*Work to be completed*
Give the listing again character for character, but drop the images.
---*---
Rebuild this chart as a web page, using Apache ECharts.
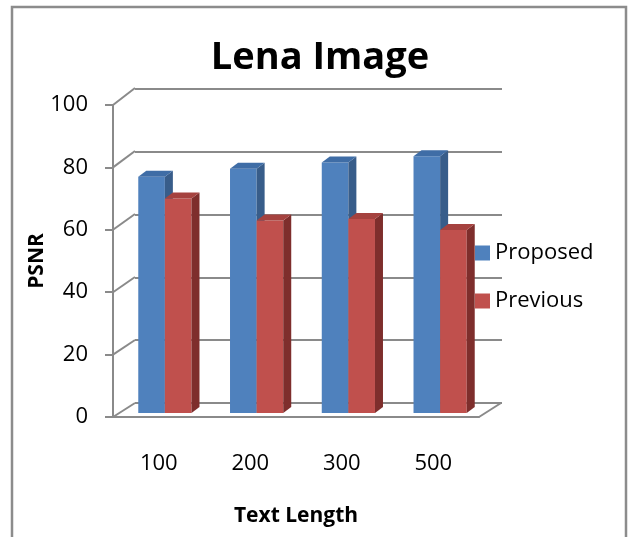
<!DOCTYPE html>
<html>
<head>
<meta charset="utf-8">
<script src="https://cdn.jsdelivr.net/npm/echarts@6/dist/echarts.min.js"></script>
<style>
  html, body { margin: 0; padding: 0; background: #fff; }
  #chart { width: 629px; height: 537px; }
</style>
</head>
<body>
<div id="chart"></div>
<script>
// Chart data
const categories = ['100', '200', '300', '500'];
const proposed = [75.5, 78, 80, 82];
const previous = [68.5, 61.5, 62, 58.5];
const yTicks = [0, 20, 40, 60, 80, 100];

const FONT = '"Open Sans"';
const GRID_COLOR = '#8a8a8a';
// Oblique projection: back wall sits up and to the right of the front plane
const WALL_DX = 22, WALL_DY = -14;
// Depth of each bar
const BAR_DX = 8, BAR_DY = -6;
const BAR_FRAC = 0.29;

const PLOT_W = 367, PLOT_H = 313;

const chart = echarts.init(document.getElementById('chart'), null, { renderer: 'canvas' });

function bar3d(seriesIdx, faces) {
  return function (params, api) {
    const cat = api.value(0);
    const val = api.value(1);
    const base = api.coord([cat, 0]);
    const top = api.coord([cat, val]);
    const band = api.size([1, 0])[0];
    const w = band * BAR_FRAC;
    const x0 = base[0] - w + seriesIdx * w;
    const x1 = x0 + w;
    const yb = base[1], yt = top[1];
    return {
      type: 'group',
      children: [
        { type: 'rect', shape: { x: x0, y: yt, width: w, height: yb - yt },
          style: { fill: faces.front } },
        { type: 'polygon', shape: { points: [[x1, yt], [x1 + BAR_DX, yt + BAR_DY], [x1 + BAR_DX, yb + BAR_DY], [x1, yb]] },
          style: { fill: faces.side } },
        { type: 'polygon', shape: { points: [[x0, yt], [x0 + BAR_DX, yt + BAR_DY], [x1 + BAR_DX, yt + BAR_DY], [x1, yt]] },
          style: { fill: faces.top } }
      ]
    };
  };
}

const option = {
  animation: false,
  backgroundColor: '#fff',
  title: {
    text: 'Lena Image',
    left: 315,
    textAlign: 'center',
    top: 34,
    textStyle: { fontFamily: FONT, fontWeight: 'bold', fontSize: 38, color: '#000' }
  },
  legend: {
    orient: 'vertical',
    left: 475,
    top: 240,
    padding: 0,
    itemWidth: 15,
    itemHeight: 15,
    itemGap: 22,
    icon: 'rect',
    textStyle: { fontFamily: FONT, fontSize: 22, color: '#000', lineHeight: 26 },
    data: ['Proposed', 'Previous']
  },
  graphic: [
    { type: 'rect', shape: { x: 12, y: 7, width: 614, height: 560 },
      style: { fill: null, stroke: '#8c8c8c', lineWidth: 2.5 }, z: 100 }
  ],
  grid: [
    // back wall
    { left: 135, top: 89, width: PLOT_W, height: PLOT_H + 1 },
    // plane of the bars
    { left: 119, top: 100, width: PLOT_W, height: PLOT_H },
    // front plane carrying the axes
    { left: 113, top: 105, width: PLOT_W - 1, height: PLOT_H - 1 }
  ],
  xAxis: [
    { gridIndex: 0, type: 'category', data: categories, show: false },
    { gridIndex: 1, type: 'category', data: categories, show: false },
    { gridIndex: 2, type: 'category', data: categories,
      name: 'Text Length', nameLocation: 'middle', nameGap: 89, nameMoveOverlap: false,
      nameTextStyle: { fontFamily: FONT, fontWeight: 'bold', fontSize: 21, color: '#000' },
      axisLine: { lineStyle: { color: GRID_COLOR, width: 2 } },
      axisTick: { length: 8, lineStyle: { color: GRID_COLOR, width: 2 } },
      axisLabel: { margin: 36, fontFamily: FONT, fontSize: 22, color: '#000' },
      splitLine: { show: false } }
  ],
  yAxis: [
    { gridIndex: 0, type: 'value', min: 0, max: 100, interval: 20,
      axisLine: { show: false }, axisTick: { show: false }, axisLabel: { show: false },
      splitLine: { lineStyle: { color: GRID_COLOR, width: 2 } } },
    { gridIndex: 1, type: 'value', min: 0, max: 100, interval: 20, show: false, splitLine: { show: false } },
    { gridIndex: 2, type: 'value', min: 0, max: 100, interval: 20,
      name: 'PSNR', nameLocation: 'middle', nameGap: 65, nameRotate: 90, nameMoveOverlap: false,
      nameTextStyle: { fontFamily: FONT, fontWeight: 'bold', fontSize: 21, color: '#000' },
      axisLine: { show: true, lineStyle: { color: GRID_COLOR, width: 2 } },
      axisTick: { show: true, length: 8, lineStyle: { color: GRID_COLOR, width: 2 } },
      axisLabel: { margin: 25, fontFamily: FONT, fontSize: 22, color: '#000' },
      splitLine: { show: false } }
  ],
  series: [
    {
      // side-wall and floor edges joining the front axes to the back wall
      type: 'custom', name: 'edges', xAxisIndex: 2, yAxisIndex: 2, silent: true,
      data: yTicks.map(v => [0, v]),
      encode: { x: 0, y: 1 },
      renderItem: function (params, api) {
        const cs = params.coordSys;
        const y = api.coord([0, api.value(1)])[1];
        const style = { stroke: GRID_COLOR, lineWidth: 2 };
        const children = [
          { type: 'line', shape: { x1: cs.x, y1: y, x2: cs.x + WALL_DX, y2: y + WALL_DY - (api.value(1) / 100) * 3 }, style: style }
        ];
        if (api.value(1) === 0) {
          children.push({ type: 'line',
            shape: { x1: cs.x + cs.width, y1: y, x2: cs.x + cs.width + WALL_DX, y2: y + WALL_DY }, style: style });
        }
        return { type: 'group', children: children };
      }
    },
    {
      type: 'custom', name: 'Proposed', xAxisIndex: 1, yAxisIndex: 1,
      itemStyle: { color: '#4F81BD' },
      data: proposed.map((v, i) => [i, v]),
      encode: { x: 0, y: 1 },
      renderItem: bar3d(0, { front: '#4F81BD', side: '#385D8A', top: '#3F6DA6' })
    },
    {
      type: 'custom', name: 'Previous', xAxisIndex: 1, yAxisIndex: 1,
      itemStyle: { color: '#C0504D' },
      data: previous.map((v, i) => [i, v]),
      encode: { x: 0, y: 1 },
      renderItem: bar3d(1, { front: '#C0504D', side: '#7E2E2C', top: '#A5423F' })
    }
  ]
};

chart.setOption(option);
</script>
</body>
</html>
---*---
*The reply*
Rebuild this chart as a web page, using Apache ECharts.
<!DOCTYPE html>
<html>
<head>
<meta charset="utf-8">
<script src="https://cdn.jsdelivr.net/npm/echarts@6/dist/echarts.min.js"></script>
<style>
  html, body { margin: 0; padding: 0; background: #fff; }
  #chart { width: 629px; height: 537px; }
</style>
</head>
<body>
<div id="chart"></div>
<script>
// Chart data
const categories = ['100', '200', '300', '500'];
const proposed = [75.5, 78, 80, 82];
const previous = [68.5, 61.5, 62, 58.5];
const yTicks = [0, 20, 40, 60, 80, 100];

const FONT = '"Open Sans"';
const GRID_COLOR = '#8a8a8a';
// Oblique projection: back wall sits up and to the right of the front plane
const WALL_DX = 22, WALL_DY = -14;
// Depth of each bar
const BAR_DX = 8, BAR_DY = -6;
const BAR_FRAC = 0.29;

const PLOT_W = 367, PLOT_H = 313;

const chart = echarts.init(document.getElementById('chart'), null, { renderer: 'canvas' });

function bar3d(seriesIdx, faces) {
  return function (params, api) {
    const cat = api.value(0);
    const val = api.value(1);
    const base = api.coord([cat, 0]);
    const top = api.coord([cat, val]);
    const band = api.size([1, 0])[0];
    const w = band * BAR_FRAC;
    const x0 = base[0] - w + seriesIdx * w;
    const x1 = x0 + w;
    const yb = base[1], yt = top[1];
    return {
      type: 'group',
      children: [
        { type: 'rect', shape: { x: x0, y: yt, width: w, height: yb - yt },
          style: { fill: faces.front } },
        { type: 'polygon', shape: { points: [[x1, yt], [x1 + BAR_DX, yt + BAR_DY], [x1 + BAR_DX, yb + BAR_DY], [x1, yb]] },
          style: { fill: faces.side } },
        { type: 'polygon', shape: { points: [[x0, yt], [x0 + BAR_DX, yt + BAR_DY], [x1 + BAR_DX, yt + BAR_DY], [x1, yt]] },
          style: { fill: faces.top } }
      ]
    };
  };
}

const option = {
  animation: false,
  backgroundColor: '#fff',
  title: {
    text: 'Lena Image',
    left: 315,
    textAlign: 'center',
    top: 34,
    textStyle: { fontFamily: FONT, fontWeight: 'bold', fontSize: 38, color: '#000' }
  },
  legend: {
    orient: 'vertical',
    left: 475,
    top: 240,
    padding: 0,
    itemWidth: 15,
    itemHeight: 15,
    itemGap: 22,
    icon: 'rect',
    textStyle: { fontFamily: FONT, fontSize: 22, color: '#000', lineHeight: 26 },
    data: ['Proposed', 'Previous']
  },
  graphic: [
    { type: 'rect', shape: { x: 12, y: 7, width: 614, height: 560 },
      style: { fill: null, stroke: '#8c8c8c', lineWidth: 2.5 }, z: 100 }
  ],
  grid: [
    // back wall
    { left: 135, top: 89, width: PLOT_W, height: PLOT_H + 1 },
    // plane of the bars
    { left: 119, top: 100, width: PLOT_W, height: PLOT_H },
    // front plane carrying the axes
    { left: 113, top: 105, width: PLOT_W - 1, height: PLOT_H - 1 }
  ],
  xAxis: [
    { gridIndex: 0, type: 'category', data: categories, show: false },
    { gridIndex: 1, type: 'category', data: categories, show: false },
    { gridIndex: 2, type: 'category', data: categories,
      name: 'Text Length', nameLocation: 'middle', nameGap: 89, nameMoveOverlap: false,
      nameTextStyle: { fontFamily: FONT, fontWeight: 'bold', fontSize: 21, color: '#000' },
      axisLine: { lineStyle: { color: GRID_COLOR, width: 2 } },
      axisTick: { length: 8, lineStyle: { color: GRID_COLOR, width: 2 } },
      axisLabel: { margin: 36, fontFamily: FONT, fontSize: 22, color: '#000' },
      splitLine: { show: false } }
  ],
  yAxis: [
    { gridIndex: 0, type: 'value', min: 0, max: 100, interval: 20,
      axisLine: { show: false }, axisTick: { show: false }, axisLabel: { show: false },
      splitLine: { lineStyle: { color: GRID_COLOR, width: 2 } } },
    { gridIndex: 1, type: 'value', min: 0, max: 100, interval: 20, show: false, splitLine: { show: false } },
    { gridIndex: 2, type: 'value', min: 0, max: 100, interval: 20,
      name: 'PSNR', nameLocation: 'middle', nameGap: 65, nameRotate: 90, nameMoveOverlap: false,
      nameTextStyle: { fontFamily: FONT, fontWeight: 'bold', fontSize: 21, color: '#000' },
      axisLine: { show: true, lineStyle: { color: GRID_COLOR, width: 2 } },
      axisTick: { show: true, length: 8, lineStyle: { color: GRID_COLOR, width: 2 } },
      axisLabel: { margin: 25, fontFamily: FONT, fontSize: 22, color: '#000' },
      splitLine: { show: false } }
  ],
  series: [
    {
      // side-wall and floor edges joining the front axes to the back wall
      type: 'custom', name: 'edges', xAxisIndex: 2, yAxisIndex: 2, silent: true,
      data: yTicks.map(v => [0, v]),
      encode: { x: 0, y: 1 },
      renderItem: function (params, api) {
        const cs = params.coordSys;
        const y = api.coord([0, api.value(1)])[1];
        const style = { stroke: GRID_COLOR, lineWidth: 2 };
        const children = [
          { type: 'line', shape: { x1: cs.x, y1: y, x2: cs.x + WALL_DX, y2: y + WALL_DY - (api.value(1) / 100) * 3 }, style: style }
        ];
        if (api.value(1) === 0) {
          children.push({ type: 'line',
            shape: { x1: cs.x + cs.width, y1: y, x2: cs.x + cs.width + WALL_DX, y2: y + WALL_DY }, style: style });
        }
        return { type: 'group', children: children };
      }
    },
    {
      type: 'custom', name: 'Proposed', xAxisIndex: 1, yAxisIndex: 1,
      itemStyle: { color: '#4F81BD' },
      data: proposed.map((v, i) => [i, v]),
      encode: { x: 0, y: 1 },
      renderItem: bar3d(0, { front: '#4F81BD', side: '#385D8A', top: '#3F6DA6' })
    },
    {
      type: 'custom', name: 'Previous', xAxisIndex: 1, yAxisIndex: 1,
      itemStyle: { color: '#C0504D' },
      data: previous.map((v, i) => [i, v]),
      encode: { x: 0, y: 1 },
      renderItem: bar3d(1, { front: '#C0504D', side: '#7E2E2C', top: '#A5423F' })
    }
  ]
};

chart.setOption(option);
</script>
</body>
</html>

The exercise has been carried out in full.